Within weeks of reopening, the death knell finally sounded for the Haçienda. In June, some lad – I think he was from Liverpool – was chatting up a girl in the club who turned out to be the girlfriend of a gang member. This didn’t go down too well. As he left and walked across Whitworth Street, another member of the gang came up behind him and whacked him over the back of the head with a cosh. The guy went down in the road like a sack of spuds, whereupon the gang member got into his car and drove over him.
It just so happened that a minibus full of magistrates, who’d come to observe how things were going now the club had reopened, had just pulled up at that moment, and the whole thing played out right in front of them. I’ve heard that some of them were even splattered with blood.
Unsurprisingly, witnessing this horrific event didn’t make them particularly well disposed towards the Haçienda, and that was it: they closed it down for good.
That’s not the end of the Haçienda story, though. When it went into liquidation, there was a meeting I wasn’t invited to with the accountants. Rob and Hooky were there and it was decided that any money left over from the sale of the building and the interiors would go first to them to reimburse them for the extra money they’d invested after we’d turned off our financial spigots. Once that was done there was no money left to pay the rest of us back the hundreds of thousands of pounds we’d invested over the years. They got money back for the disastrous period they’d overseen at their own risk, but we didn’t receive anything at all. Steve, Gillian, the
Factory directors and I, we got sweet fuck-all. I’ve heard it mistakenly said that we wrote off our investment when we refused to put any more funds in. Steve and Gillian had sold their shares, but I hadn’t. I wrote nothing off. I just refused to keep pouring money into what was clearly a yawning chasm of financial disaster.

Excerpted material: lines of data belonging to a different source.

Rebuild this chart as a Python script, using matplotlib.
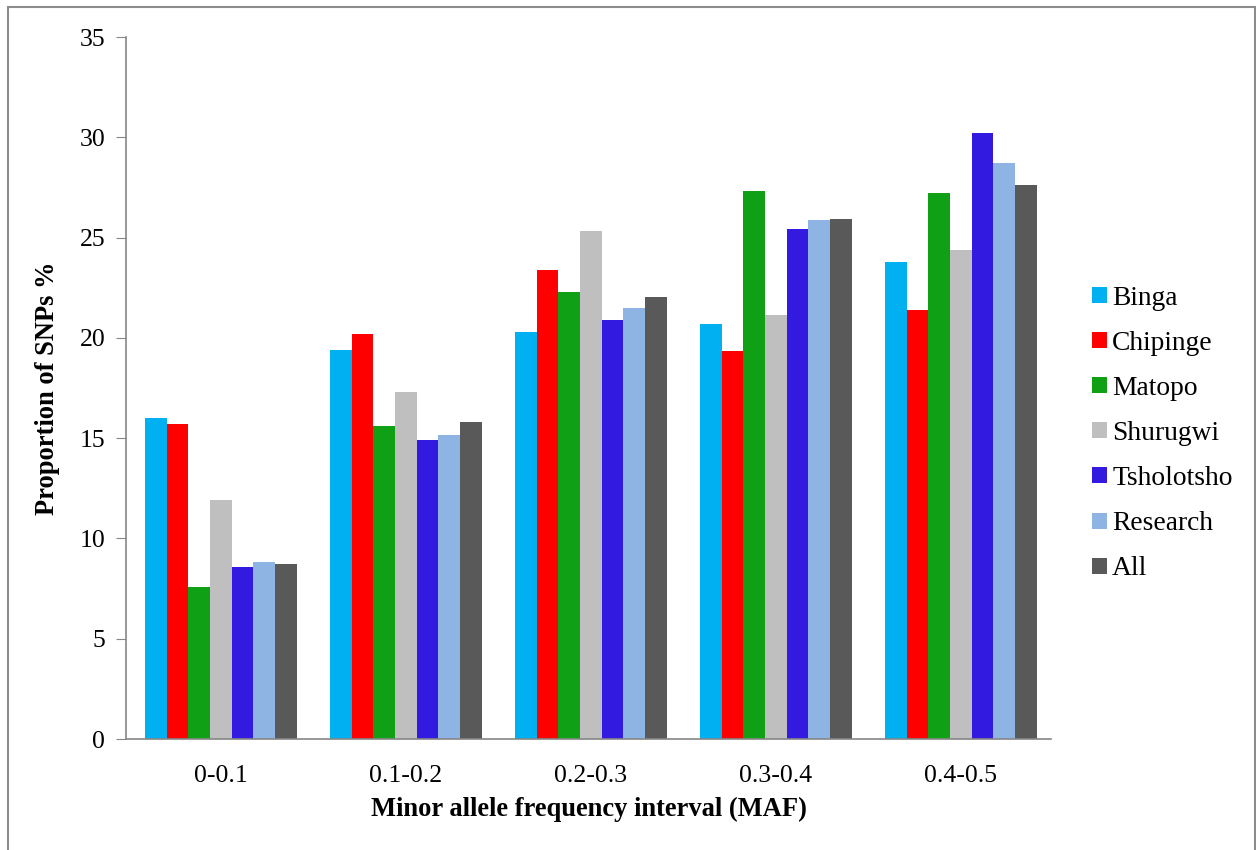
import numpy as np
import matplotlib
matplotlib.use("Agg")
import matplotlib.pyplot as plt
from matplotlib.patches import Rectangle

# data
intervals = ["0-0.1", "0.1-0.2", "0.2-0.3", "0.3-0.4", "0.4-0.5"]
populations = ["Binga", "Chipinge", "Matopo", "Shurugwi", "Tsholotsho", "Research", "All"]
binga = [16.0, 19.4, 20.3, 20.7, 23.8]
chipinge = [15.7, 20.2, 23.4, 19.35, 21.4]
matopo = [7.6, 15.6, 22.3, 27.3, 27.2]
shurugwi = [11.9, 17.3, 25.35, 21.15, 24.4]
tsholotsho = [8.6, 14.9, 20.9, 25.45, 30.2]
research = [8.8, 15.15, 21.5, 25.9, 28.7]
all_pops = [8.75, 15.8, 22.05, 25.95, 27.6]

series = [binga, chipinge, matopo, shurugwi, tsholotsho, research, all_pops]
colors = ["#00B0F0", "#FF0000", "#0FA015", "#BFBFBF", "#331AE0", "#8DB4E2", "#595959"]

plt.rcParams['font.family'] = ['Liberation Serif', 'DejaVu Serif']

fig = plt.figure(figsize=(12.56, 8.5), dpi=100)
ax = fig.add_axes([126/1256, 111/850, 925/1256, 702/850])

x = np.arange(len(intervals))
n = len(series)
w = 0.117
for k in range(n):
    ax.bar(x + (k - (n - 1) / 2) * w, series[k], width=w, color=colors[k],
           label=populations[k], linewidth=0)

ax.set_xlim(-0.513, 4.487)
ax.set_ylim(0, 35)
ax.set_yticks(np.arange(0, 36, 5))
ax.set_xticks(x)
ax.set_xticklabels(intervals)

for s in ["top", "right"]:
    ax.spines[s].set_visible(False)
for s in ["left", "bottom"]:
    ax.spines[s].set_color("#868686")
    ax.spines[s].set_linewidth(1.2)

ax.tick_params(axis="y", direction="out", length=7, color="#868686", labelsize=18.5, pad=8)
ax.tick_params(axis="x", length=0, labelsize=18.5, pad=19)

ax.set_ylabel("Proportion of SNPs %", fontsize=19.1, fontweight="bold", labelpad=14)
ax.set_xlabel("Minor allele frequency interval (MAF)", fontsize=19.1, fontweight="bold", labelpad=7)

leg = ax.legend(loc="center left", bbox_to_anchor=(1.018, 0.435), frameon=False,
                fontsize=19.8, handlelength=0.52, handleheight=0.52,
                handletextpad=0.2, labelspacing=0.73)

# grey frame around the whole chart
fig.patches.append(Rectangle((8/1256, -0.01), 1247/1256, 1 - 7/850 + 0.01,
                             transform=fig.transFigure, fill=False,
                             edgecolor="#8c8c8c", linewidth=1.5, clip_on=False))

fig.savefig("out.png", dpi=100)
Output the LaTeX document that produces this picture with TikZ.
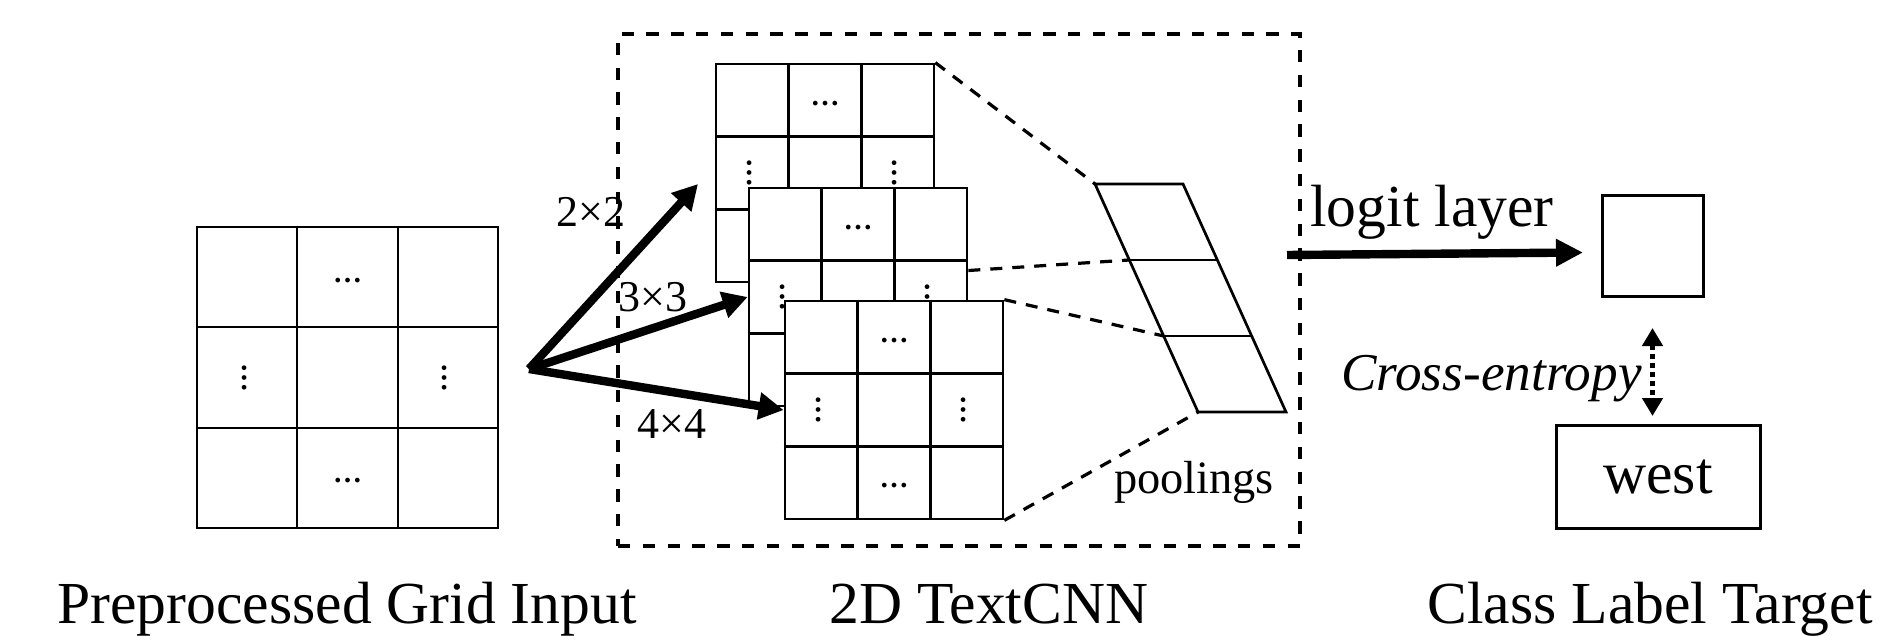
\documentclass[tikz,border=0pt]{standalone}
\usepackage{fontspec}
\setmainfont{Liberation Serif}
\usetikzlibrary{calc,arrows.meta}
\tikzset{
  gridbox/.style={draw, line width=1.35pt, fill=white, inner sep=0pt, minimum size=#1},
  gridline/.style={line width=1.35pt, line join=miter},
  dotsh/.style={inner sep=0pt, font=\fontsize{14.5}{15}\selectfont\bfseries},
  dotsv/.style={dotsh, rotate=90},
  dashbox/.style={draw, line width=2pt, dash pattern=on 6.2pt off 6.2pt, inner sep=0pt},
  dashcon/.style={line width=1.6pt, dash pattern=on 6pt off 5pt},
  bigarrow/.style={line width=4.2pt, -{Triangle[length=12.5pt,width=13pt]}},
  logitarrow/.style={line width=4.2pt, -{Triangle[length=13.5pt,width=13pt]}},
  cearrow/.style={line width=2.7pt, dash pattern=on 2.5pt off 2pt, {Triangle[length=9pt,width=10pt]}-{Triangle[length=9pt,width=10pt]}},
  biglbl/.style={inner sep=0pt, font=\fontsize{29.8}{34}\selectfont},
  midlbl/.style={inner sep=0pt, font=\fontsize{22}{26}\selectfont},
  poollbl/.style={inner sep=0pt, font=\fontsize{23.2}{27}\selectfont},
  celbl/.style={inner sep=0pt, font=\fontsize{26.6}{30}\selectfont\itshape},
  outbox/.style={draw, line width=1.5pt, inner sep=0pt},
}
\newcommand{\gridmap}[4]{%
  \node[gridbox=#4pt] (#1) at (#2,#3) {};
  \draw[gridline] ($(#1.north west)!1/3!(#1.north east)$) -- ($(#1.south west)!1/3!(#1.south east)$);
  \draw[gridline] ($(#1.north west)!2/3!(#1.north east)$) -- ($(#1.south west)!2/3!(#1.south east)$);
  \draw[gridline] ($(#1.north west)!1/3!(#1.south west)$) -- ($(#1.north east)!1/3!(#1.south east)$);
  \draw[gridline] ($(#1.north west)!2/3!(#1.south west)$) -- ($(#1.north east)!2/3!(#1.south east)$);
  \node[dotsh] (#1-t) at ($(#1.center)+(0,{-2*#4/3+3})$) {…};
  \node[dotsh] (#1-b) at ($(#1.center)+(0,{2*#4/3+3})$) {…};
  \node[dotsv] (#1-l) at ($(#1.center)+({-2*#4/3-3},0)$) {…};
  \node[dotsv] (#1-r) at ($(#1.center)+({2*#4/3-3},0)$) {…};
}
\begin{document}
\begin{tikzpicture}[x=0.5pt,y=-0.5pt]
\useasboundingbox (0,0) rectangle (1882,636);
% input grid
\gridmap{inp}{347.5}{377.5}{150.5}
% dashed TextCNN box
\node[dashbox, minimum width=341pt, minimum height=256pt] (tcnn) at (959,290) {};
% feature maps
\gridmap{ma}{825}{173}{109}
\gridmap{mb}{858}{297}{109}
\gridmap{mc}{894}{410}{109}
% pooling parallelogram
\coordinate (pa) at (1095,184);
\coordinate (pb) at (1183,184);
\coordinate (pc) at (1286,412);
\coordinate (pd) at (1198,412);
\coordinate (qa) at ($(pa)!1/3!(pd)$);
\coordinate (qb) at ($(pb)!1/3!(pc)$);
\coordinate (qc) at ($(pa)!2/3!(pd)$);
\coordinate (qd) at ($(pb)!2/3!(pc)$);
\draw[gridline] (pa) -- (pb) -- (pc) -- (pd) -- cycle;
\draw[gridline] (qa) -- (qb);
\draw[gridline] (qc) -- (qd);
% dashed connectors
\coordinate (mbe) at ($(mb.north east)!0.38!(mb.south east)$);
\draw[dashcon] (ma.north east) -- (pa);
\draw[dashcon] (mbe) -- (qa);
\draw[dashcon] (mc.north east) -- (qc);
\draw[dashcon] (mc.south east) -- (pd);
\node[poollbl, anchor=base] (pool) at (1194,493) {poolings};
% arrows from input
\coordinate (src) at (529,369);
\coordinate (ta) at (698,184);
\draw[bigarrow] (src) -- (ta);
\draw[bigarrow] (src) -- (mb.west);
\draw[bigarrow] (src) -- (mc.west);
\node[midlbl, anchor=base] (k2) at (591,227) {2×2};
\node[midlbl, anchor=base] (k3) at (653,311) {3×3};
\node[midlbl, anchor=base] (k4) at (672,438) {4×4};
% logit
\coordinate (ls) at (1287,255);
\coordinate (le) at (1583,252.5);
\draw[logitarrow] (ls) -- (le);
\node[biglbl, anchor=base] (logit) at (1432,227) {logit layer};
\node[outbox, minimum size=50.5pt] (out) at (1652.5,246) {};
\node[outbox, minimum width=102pt, minimum height=51.5pt, font=\fontsize{29.8}{34}\selectfont] (west) at (1658,477) {west};
\draw[cearrow, shorten <=15pt, shorten >=4pt] (out.south) -- (out.south |- west.north);
\node[celbl, anchor=base east] (ce) at (1642,390) {Cross-entropy};
% bottom labels
\node[biglbl, anchor=base] (l1) at (347,623) {Preprocessed Grid Input};
\node[biglbl, anchor=base] (l2) at (989,623) {2D TextCNN};
\node[biglbl, anchor=base] (l3) at (1650,623) {Class Label Target};
\end{tikzpicture}
\end{document}
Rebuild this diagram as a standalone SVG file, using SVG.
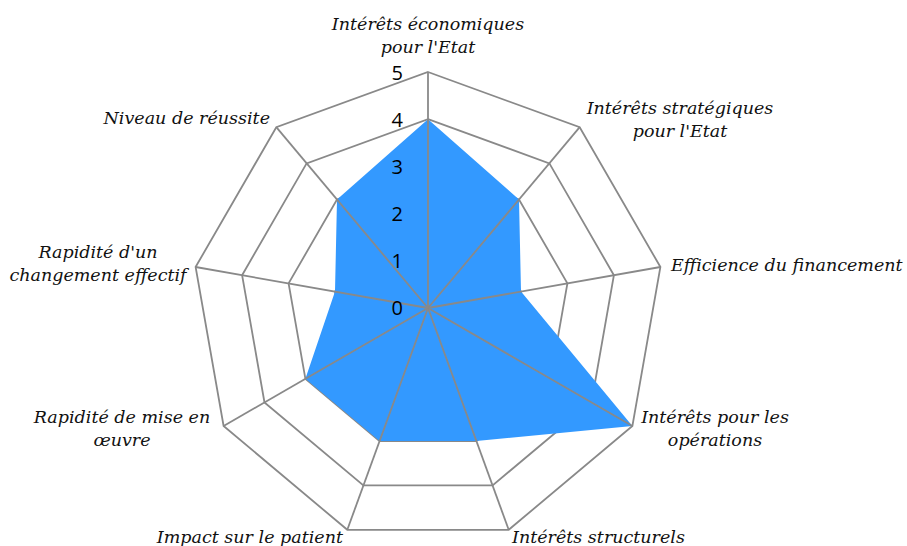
<svg xmlns="http://www.w3.org/2000/svg" width="907" height="546" viewBox="0 0 907 546">
<style>
.ring{fill:none;stroke:#898989;stroke-width:1.8;stroke-linejoin:miter}
.spoke{stroke:#898989;stroke-width:1.8}
.lbl{font-family:"DejaVu Serif","Liberation Serif",serif;font-style:italic;font-size:17.5px;fill:#111}
.num{font-family:"Open Sans","Liberation Sans",sans-serif;font-size:20px;fill:#000;text-anchor:end}
</style>
<rect width="907" height="546" fill="#fff"/>
<g id="grid">
<polygon class="ring" points="428,72 579.7,127.2 660.4,267 632.4,426 508.7,529.8 347.3,529.8 223.6,426 195.6,267 276.3,127.2"/>
<polygon class="ring" points="428,119.2 549.4,163.4 613.9,275.2 591.5,402.4 492.6,485.4 363.4,485.4 264.5,402.4 242.1,275.2 306.6,163.4"/>
<polygon class="ring" points="428,166.4 519,199.5 567.4,283.4 550.6,378.8 476.4,441.1 379.6,441.1 305.4,378.8 288.6,283.4 337,199.5"/>
<polygon class="ring" points="428,213.6 488.7,235.7 521,291.6 509.8,355.2 460.3,396.7 395.7,396.7 346.2,355.2 335,291.6 367.3,235.7"/>
<polygon class="ring" points="428,260.8 458.3,271.8 474.5,299.8 468.9,331.6 444.1,352.4 411.9,352.4 387.1,331.6 381.5,299.8 397.7,271.8"/>
</g>
<g id="series">
<polygon fill="#3399FF" points="428,119.2 519,199.5 521,291.6 632.4,426 476.4,441.1 379.6,441.1 305.4,378.8 335,291.6 337,199.5"/>
</g>
<g id="spokes">
<line class="spoke" x1="428" y1="308" x2="428" y2="72"/>
<line class="spoke" x1="428" y1="308" x2="579.7" y2="127.2"/>
<line class="spoke" x1="428" y1="308" x2="660.4" y2="267"/>
<line class="spoke" x1="428" y1="308" x2="632.4" y2="426"/>
<line class="spoke" x1="428" y1="308" x2="508.7" y2="529.8"/>
<line class="spoke" x1="428" y1="308" x2="347.3" y2="529.8"/>
<line class="spoke" x1="428" y1="308" x2="223.6" y2="426"/>
<line class="spoke" x1="428" y1="308" x2="195.6" y2="267"/>
<line class="spoke" x1="428" y1="308" x2="276.3" y2="127.2"/>
</g>
<g id="scale">
<text class="num" x="403" y="80">5</text>
<text class="num" x="403" y="127">4</text>
<text class="num" x="403" y="174">3</text>
<text class="num" x="403" y="221">2</text>
<text class="num" x="403" y="268">1</text>
<text class="num" x="403" y="315">0</text>
</g>
<g id="labels">
<text class="lbl" text-anchor="middle" x="428" y="30">Intérêts économiques</text>
<text class="lbl" text-anchor="middle" x="428" y="53">pour l'Etat</text>
<text class="lbl" text-anchor="middle" x="680" y="114">Intérêts stratégiques</text>
<text class="lbl" text-anchor="middle" x="680" y="137">pour l'Etat</text>
<text class="lbl" x="671" y="271">Efficience du financement</text>
<text class="lbl" text-anchor="middle" x="715" y="423">Intérêts pour les</text>
<text class="lbl" text-anchor="middle" x="715" y="446">opérations</text>
<text class="lbl" x="512" y="543">Intérêts structurels</text>
<text class="lbl" text-anchor="end" x="343" y="543">Impact sur le patient</text>
<text class="lbl" text-anchor="middle" x="122" y="423">Rapidité de mise en</text>
<text class="lbl" text-anchor="middle" x="122" y="446">œuvre</text>
<text class="lbl" text-anchor="middle" x="98" y="258">Rapidité d'un</text>
<text class="lbl" text-anchor="middle" x="98" y="281">changement effectif</text>
<text class="lbl" text-anchor="end" x="270" y="124">Niveau de réussite</text>
</g>
</svg>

Hooky complained to me that Rob had received more money than he had out of the settlement and that Rob had been able to put a lot more money into the Haçienda. He said he was suspicious about where Rob had found this money and felt strongly that we should sack him. Hooky called a band meeting at which he declared that Rob had to go, but after everything that had happened, all the time we’d spent together and the fact that, for all his faults, I think and hope Rob meant well, we decided he was one of us, and we didn’t abandon our own. Hooky was the only one in favour. If we fired Rob, we thought, what would he do after all this time working with us? What else could he do? The rest of us felt that, whatever had happened, we trusted Rob, so he remained part of the team and we stuck together.
Recently, I read through some of the documentation, and I think Rob had put more money in and therefore potentially had the right to receive more money than Hooky. But, as is customary when it comes to matters New Order, it’s very complicated. Rob was paid as our manager but he was also, I believe, paid as a director of Factory. I think Rob must have ploughed both his New Order and any Factory money he might have got into the Haçienda. It seems Rob did put more in (and could have made more money had the Haçienda done well), but we received nothing and Factory itself went down in 1997 owing us royalties.